**Supplied material:**
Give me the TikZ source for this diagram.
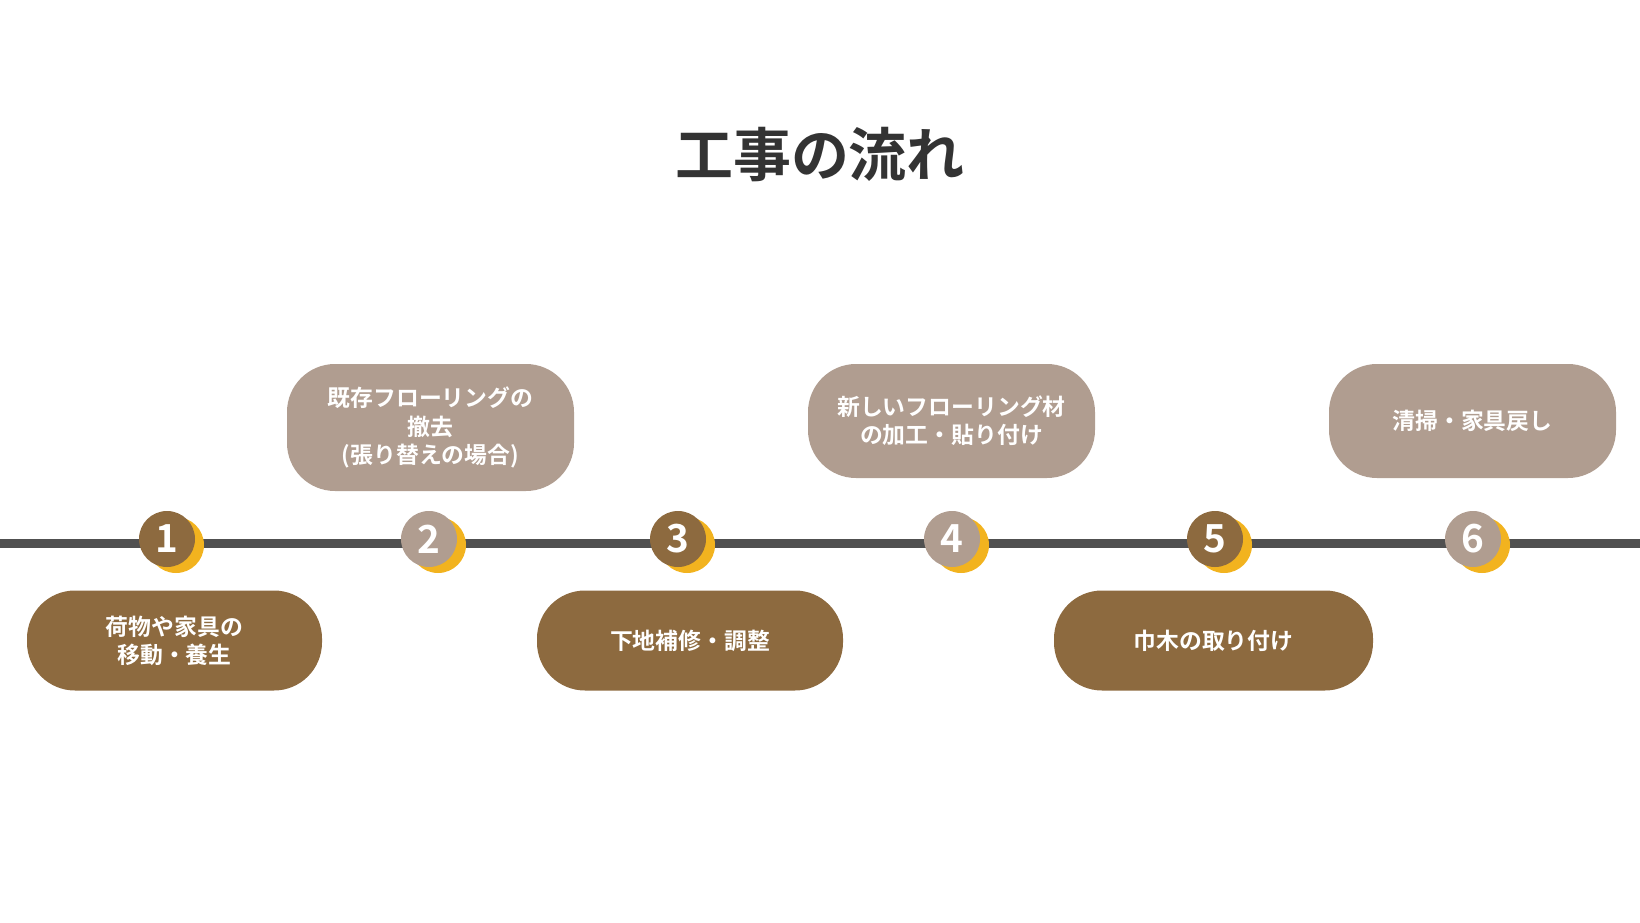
\documentclass[tikz,border=0pt]{standalone}
\usepackage{fontspec}
\setmainfont{Noto Sans CJK JP}[BoldFont={* Bold}]
\usetikzlibrary{positioning}
\definecolor{brownbox}{HTML}{8D6A3F}
\definecolor{taupebox}{HTML}{B09D90}
\definecolor{accent}{HTML}{F2B31F}
\definecolor{lineclr}{HTML}{505050}
\definecolor{titleclr}{HTML}{333333}
\tikzset{
  stepbox/.style={rounded corners=48*0.02cm, text=white, font=\bfseries\fontsize{13}{16}\selectfont, align=center, inner sep=0pt},
  numdot/.style={circle, minimum size=56*0.02cm, inner sep=0pt, text=white, font=\bfseries\fontsize{22}{22}\selectfont}
}
\begin{document}
\begin{tikzpicture}[x=0.02cm, y=-0.02cm]
  \useasboundingbox (0,0) rectangle (1640,923);
  % Title
  \node[font=\bfseries\fontsize{33}{36}\selectfont, text=titleclr] (title) at (820,155) {工事の流れ};
  % Timeline
  \coordinate (lineL) at (0,543);
  \coordinate (lineR) at (1640,543);
  \draw[lineclr, line width=9*0.02cm] (lineL) -- (lineR);
  % Steps
  \foreach \n/\x/\clr in {1/167/brownbox, 2/429/taupebox, 3/678/brownbox, 4/952/taupebox, 5/1215/brownbox, 6/1473/taupebox} {
    \fill[accent] (\x+9,545) circle (28*0.02cm);
    \node[numdot, fill=\clr] (num\n) at (\x,539) {\n};
  }
  % Boxes above
  \node[stepbox, fill=taupebox, minimum width=287*0.02cm, minimum height=127*0.02cm] (box2) at (430.5,427.5) {既存フローリングの\\撤去\\(張り替えの場合)};
  \node[stepbox, fill=taupebox, minimum width=287*0.02cm, minimum height=114*0.02cm] (box4) at (951.5,421) {新しいフローリング材\\の加工・貼り付け};
  \node[stepbox, fill=taupebox, minimum width=287*0.02cm, minimum height=114*0.02cm] (box6) at (1472.5,421) {清掃・家具戻し};
  % Boxes below
  \node[stepbox, fill=brownbox, minimum width=295*0.02cm, minimum height=100*0.02cm] (box1) at (174.5,640.5) {荷物や家具の\\移動・養生};
  \node[stepbox, fill=brownbox, minimum width=306*0.02cm, minimum height=100*0.02cm] (box3) at (690,640.5) {下地補修・調整};
  \node[stepbox, fill=brownbox, minimum width=319*0.02cm, minimum height=100*0.02cm] (box5) at (1213.5,640.5) {巾木の取り付け};
\end{tikzpicture}
\end{document}
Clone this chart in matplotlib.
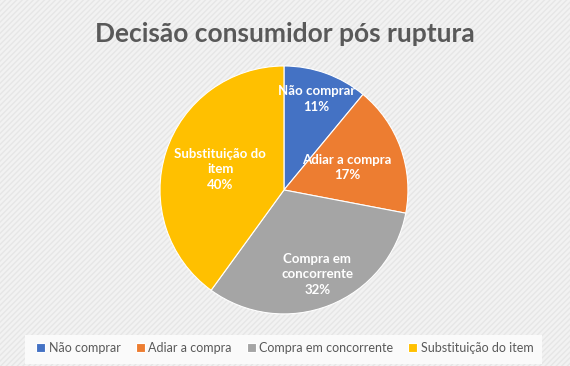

**Task:**
Reproduce the listing exactly. Leave its pictures out.

**The completed task:**
Give me the TikZ source for this diagram.
\documentclass[tikz,border=0pt]{standalone}
\usepackage{fontspec}
\setmainfont{Noto Sans CJK JP}[BoldFont={* Bold}]
\usetikzlibrary{positioning}
\definecolor{brownbox}{HTML}{8D6A3F}
\definecolor{taupebox}{HTML}{B09D90}
\definecolor{accent}{HTML}{F2B31F}
\definecolor{lineclr}{HTML}{505050}
\definecolor{titleclr}{HTML}{333333}
\tikzset{
  stepbox/.style={rounded corners=48*0.02cm, text=white, font=\bfseries\fontsize{13}{16}\selectfont, align=center, inner sep=0pt},
  numdot/.style={circle, minimum size=56*0.02cm, inner sep=0pt, text=white, font=\bfseries\fontsize{22}{22}\selectfont}
}
\begin{document}
\begin{tikzpicture}[x=0.02cm, y=-0.02cm]
  \useasboundingbox (0,0) rectangle (1640,923);
  % Title
  \node[font=\bfseries\fontsize{33}{36}\selectfont, text=titleclr] (title) at (820,155) {工事の流れ};
  % Timeline
  \coordinate (lineL) at (0,543);
  \coordinate (lineR) at (1640,543);
  \draw[lineclr, line width=9*0.02cm] (lineL) -- (lineR);
  % Steps
  \foreach \n/\x/\clr in {1/167/brownbox, 2/429/taupebox, 3/678/brownbox, 4/952/taupebox, 5/1215/brownbox, 6/1473/taupebox} {
    \fill[accent] (\x+9,545) circle (28*0.02cm);
    \node[numdot, fill=\clr] (num\n) at (\x,539) {\n};
  }
  % Boxes above
  \node[stepbox, fill=taupebox, minimum width=287*0.02cm, minimum height=127*0.02cm] (box2) at (430.5,427.5) {既存フローリングの\\撤去\\(張り替えの場合)};
  \node[stepbox, fill=taupebox, minimum width=287*0.02cm, minimum height=114*0.02cm] (box4) at (951.5,421) {新しいフローリング材\\の加工・貼り付け};
  \node[stepbox, fill=taupebox, minimum width=287*0.02cm, minimum height=114*0.02cm] (box6) at (1472.5,421) {清掃・家具戻し};
  % Boxes below
  \node[stepbox, fill=brownbox, minimum width=295*0.02cm, minimum height=100*0.02cm] (box1) at (174.5,640.5) {荷物や家具の\\移動・養生};
  \node[stepbox, fill=brownbox, minimum width=306*0.02cm, minimum height=100*0.02cm] (box3) at (690,640.5) {下地補修・調整};
  \node[stepbox, fill=brownbox, minimum width=319*0.02cm, minimum height=100*0.02cm] (box5) at (1213.5,640.5) {巾木の取り付け};
\end{tikzpicture}
\end{document}
Clone this chart in matplotlib.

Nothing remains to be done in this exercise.